* **MATERIAL**:

[START]

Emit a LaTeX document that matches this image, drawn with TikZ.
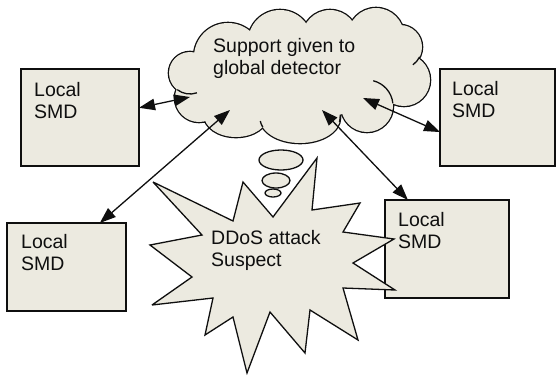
\documentclass[tikz,border=0pt]{standalone}
\usepackage{fontspec}
\setmainfont{Liberation Sans}
\usetikzlibrary{arrows.meta,calc}
\definecolor{paper}{RGB}{236,234,224}
\definecolor{ink}{RGB}{15,15,15}

\tikzset{
  smd/.style={draw=ink, line width=1.6pt, fill=paper, anchor=north west,
    inner sep=0pt, outer sep=0pt},
  lbl/.style={anchor=north west, inner sep=0pt, align=left, text=ink,
    font=\fontsize{19.5}{22.5}\selectfont},
  outline/.style={draw=ink, line width=1.3pt, line join=round},
  link/.style={draw=ink, line width=1.3pt,
    {Triangle[length=16pt,width=11.5pt]}-{Triangle[length=16pt,width=11.5pt]}},
  % overlapping puffs whose union forms the cloud
  cloudbody/.style={insert path={
    (190,-73) circle[radius=21pt]
    (228,-57) circle[radius=34pt]
    (280,-42) circle[radius=32pt]
    (330,-38) circle[radius=28pt]
    (376,-36) circle[radius=28pt]
    (400,-47) circle[radius=22pt]
    (404,-80) circle[radius=26pt]
    (367,-106) circle[radius=26pt]
    (300,-118) ellipse[x radius=40pt, y radius=25pt]
    (236,-115) ellipse[x radius=32pt, y radius=22pt]
    (199,-98) circle[radius=24pt]
    (295,-75) ellipse[x radius=95pt, y radius=45pt]}}
}

\begin{document}
\begin{tikzpicture}[x=1pt,y=1pt]
\useasboundingbox (0,0) rectangle (556,-378);

% local detectors
\node[smd, minimum width=118pt, minimum height=97pt] (tl) at (21,-69) {};
\node[smd, minimum width=115pt, minimum height=97pt] (tr) at (440,-69) {};
\node[smd, minimum width=119pt, minimum height=88pt] (bl) at (7,-223) {};
\node[smd, minimum width=124pt, minimum height=98pt] (br) at (385,-200) {};

% cloud: thick stroke of every puff, then the fill hides the inner parts
\draw[draw=ink, line width=2.6pt] [cloudbody];
\fill[paper] [cloudbody];
% inner puff arcs
\draw[outline] (190,-73) ++(232.6:21pt) arc[start angle=232.6, end angle=289.3, radius=21pt];
\draw[outline] (367,-106) ++(76:26pt) arc[start angle=76, end angle=6, radius=26pt];
\draw[outline] (400,-47) ++(-26.6:22pt) arc[start angle=-26.6, end angle=-54, radius=22pt];
\draw[outline] (300,-118) ++(202:40pt and 25pt) arc[start angle=202, end angle=187, x radius=40pt, y radius=25pt];
\draw[outline] (300,-118) ++(-9:40pt and 25pt) arc[start angle=-9, end angle=4, x radius=40pt, y radius=25pt];

% thought bubbles
\draw[outline, fill=paper] (281,-160) ellipse[x radius=22pt, y radius=10pt];
\draw[outline, fill=paper] (276,-180.5) ellipse[x radius=14pt, y radius=7.5pt];
\draw[outline, fill=paper] (273,-193) ellipse[x radius=8pt, y radius=4pt];

% attack burst
\draw[outline, line join=miter, miter limit=4, fill=paper]
  (153,-182) -- (233,-221) -- (243,-182) -- (273,-217) -- (317,-158)
  -- (312,-210) -- (360,-203) -- (343,-232) -- (394,-239) -- (353,-263)
  -- (395,-290) -- (343,-288) -- (358,-340) -- (310,-310) -- (305,-353)
  -- (270,-312) -- (247,-373) -- (233,-317) -- (205,-335) -- (213,-298)
  -- (152,-305) -- (192,-277) -- (150,-245) -- (202,-235) -- cycle;

% arrow ends inside the cloud
\coordinate (c1) at (190,-97);
\coordinate (c2) at (230,-110);
\coordinate (c3) at (322,-110);
\coordinate (c4) at (363,-98);

\draw[link] ($(tl.north east)!0.40!(tl.south east)$) -- (c1);
\draw[link] ($(bl.north west)!0.78!(bl.north east)$) -- (c2);
\draw[link] (c3) -- ($(br.north west)!0.185!(br.north east)$);
\draw[link] (c4) -- ($(tr.north west)!0.65!(tr.south west)$);

% labels
\node[lbl] (tl-t) at (34,-82) {Local\\SMD};
\node[lbl] (tr-t) at (452,-81) {Local\\SMD};
\node[lbl] (bl-t) at (21,-234) {Local\\SMD};
\node[lbl] (br-t) at (398,-212) {Local\\SMD};
\node[lbl] (cloud-t) at (213,-38) {Support given to\\global detector};
\node[lbl] (burst-t) at (211,-230) {DDoS attack\\Suspect};
\end{tikzpicture}
\end{document}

[END]

* **THE EXERCISE**: Transcribe the whole listing exactly. Pictures stay out of your copy.

* **THE SOLUTION**:
Emit a LaTeX document that matches this image, drawn with TikZ.
\documentclass[tikz,border=0pt]{standalone}
\usepackage{fontspec}
\setmainfont{Liberation Sans}
\usetikzlibrary{arrows.meta,calc}
\definecolor{paper}{RGB}{236,234,224}
\definecolor{ink}{RGB}{15,15,15}

\tikzset{
  smd/.style={draw=ink, line width=1.6pt, fill=paper, anchor=north west,
    inner sep=0pt, outer sep=0pt},
  lbl/.style={anchor=north west, inner sep=0pt, align=left, text=ink,
    font=\fontsize{19.5}{22.5}\selectfont},
  outline/.style={draw=ink, line width=1.3pt, line join=round},
  link/.style={draw=ink, line width=1.3pt,
    {Triangle[length=16pt,width=11.5pt]}-{Triangle[length=16pt,width=11.5pt]}},
  % overlapping puffs whose union forms the cloud
  cloudbody/.style={insert path={
    (190,-73) circle[radius=21pt]
    (228,-57) circle[radius=34pt]
    (280,-42) circle[radius=32pt]
    (330,-38) circle[radius=28pt]
    (376,-36) circle[radius=28pt]
    (400,-47) circle[radius=22pt]
    (404,-80) circle[radius=26pt]
    (367,-106) circle[radius=26pt]
    (300,-118) ellipse[x radius=40pt, y radius=25pt]
    (236,-115) ellipse[x radius=32pt, y radius=22pt]
    (199,-98) circle[radius=24pt]
    (295,-75) ellipse[x radius=95pt, y radius=45pt]}}
}

\begin{document}
\begin{tikzpicture}[x=1pt,y=1pt]
\useasboundingbox (0,0) rectangle (556,-378);

% local detectors
\node[smd, minimum width=118pt, minimum height=97pt] (tl) at (21,-69) {};
\node[smd, minimum width=115pt, minimum height=97pt] (tr) at (440,-69) {};
\node[smd, minimum width=119pt, minimum height=88pt] (bl) at (7,-223) {};
\node[smd, minimum width=124pt, minimum height=98pt] (br) at (385,-200) {};

% cloud: thick stroke of every puff, then the fill hides the inner parts
\draw[draw=ink, line width=2.6pt] [cloudbody];
\fill[paper] [cloudbody];
% inner puff arcs
\draw[outline] (190,-73) ++(232.6:21pt) arc[start angle=232.6, end angle=289.3, radius=21pt];
\draw[outline] (367,-106) ++(76:26pt) arc[start angle=76, end angle=6, radius=26pt];
\draw[outline] (400,-47) ++(-26.6:22pt) arc[start angle=-26.6, end angle=-54, radius=22pt];
\draw[outline] (300,-118) ++(202:40pt and 25pt) arc[start angle=202, end angle=187, x radius=40pt, y radius=25pt];
\draw[outline] (300,-118) ++(-9:40pt and 25pt) arc[start angle=-9, end angle=4, x radius=40pt, y radius=25pt];

% thought bubbles
\draw[outline, fill=paper] (281,-160) ellipse[x radius=22pt, y radius=10pt];
\draw[outline, fill=paper] (276,-180.5) ellipse[x radius=14pt, y radius=7.5pt];
\draw[outline, fill=paper] (273,-193) ellipse[x radius=8pt, y radius=4pt];

% attack burst
\draw[outline, line join=miter, miter limit=4, fill=paper]
  (153,-182) -- (233,-221) -- (243,-182) -- (273,-217) -- (317,-158)
  -- (312,-210) -- (360,-203) -- (343,-232) -- (394,-239) -- (353,-263)
  -- (395,-290) -- (343,-288) -- (358,-340) -- (310,-310) -- (305,-353)
  -- (270,-312) -- (247,-373) -- (233,-317) -- (205,-335) -- (213,-298)
  -- (152,-305) -- (192,-277) -- (150,-245) -- (202,-235) -- cycle;

% arrow ends inside the cloud
\coordinate (c1) at (190,-97);
\coordinate (c2) at (230,-110);
\coordinate (c3) at (322,-110);
\coordinate (c4) at (363,-98);

\draw[link] ($(tl.north east)!0.40!(tl.south east)$) -- (c1);
\draw[link] ($(bl.north west)!0.78!(bl.north east)$) -- (c2);
\draw[link] (c3) -- ($(br.north west)!0.185!(br.north east)$);
\draw[link] (c4) -- ($(tr.north west)!0.65!(tr.south west)$);

% labels
\node[lbl] (tl-t) at (34,-82) {Local\\SMD};
\node[lbl] (tr-t) at (452,-81) {Local\\SMD};
\node[lbl] (bl-t) at (21,-234) {Local\\SMD};
\node[lbl] (br-t) at (398,-212) {Local\\SMD};
\node[lbl] (cloud-t) at (213,-38) {Support given to\\global detector};
\node[lbl] (burst-t) at (211,-230) {DDoS attack\\Suspect};
\end{tikzpicture}
\end{document}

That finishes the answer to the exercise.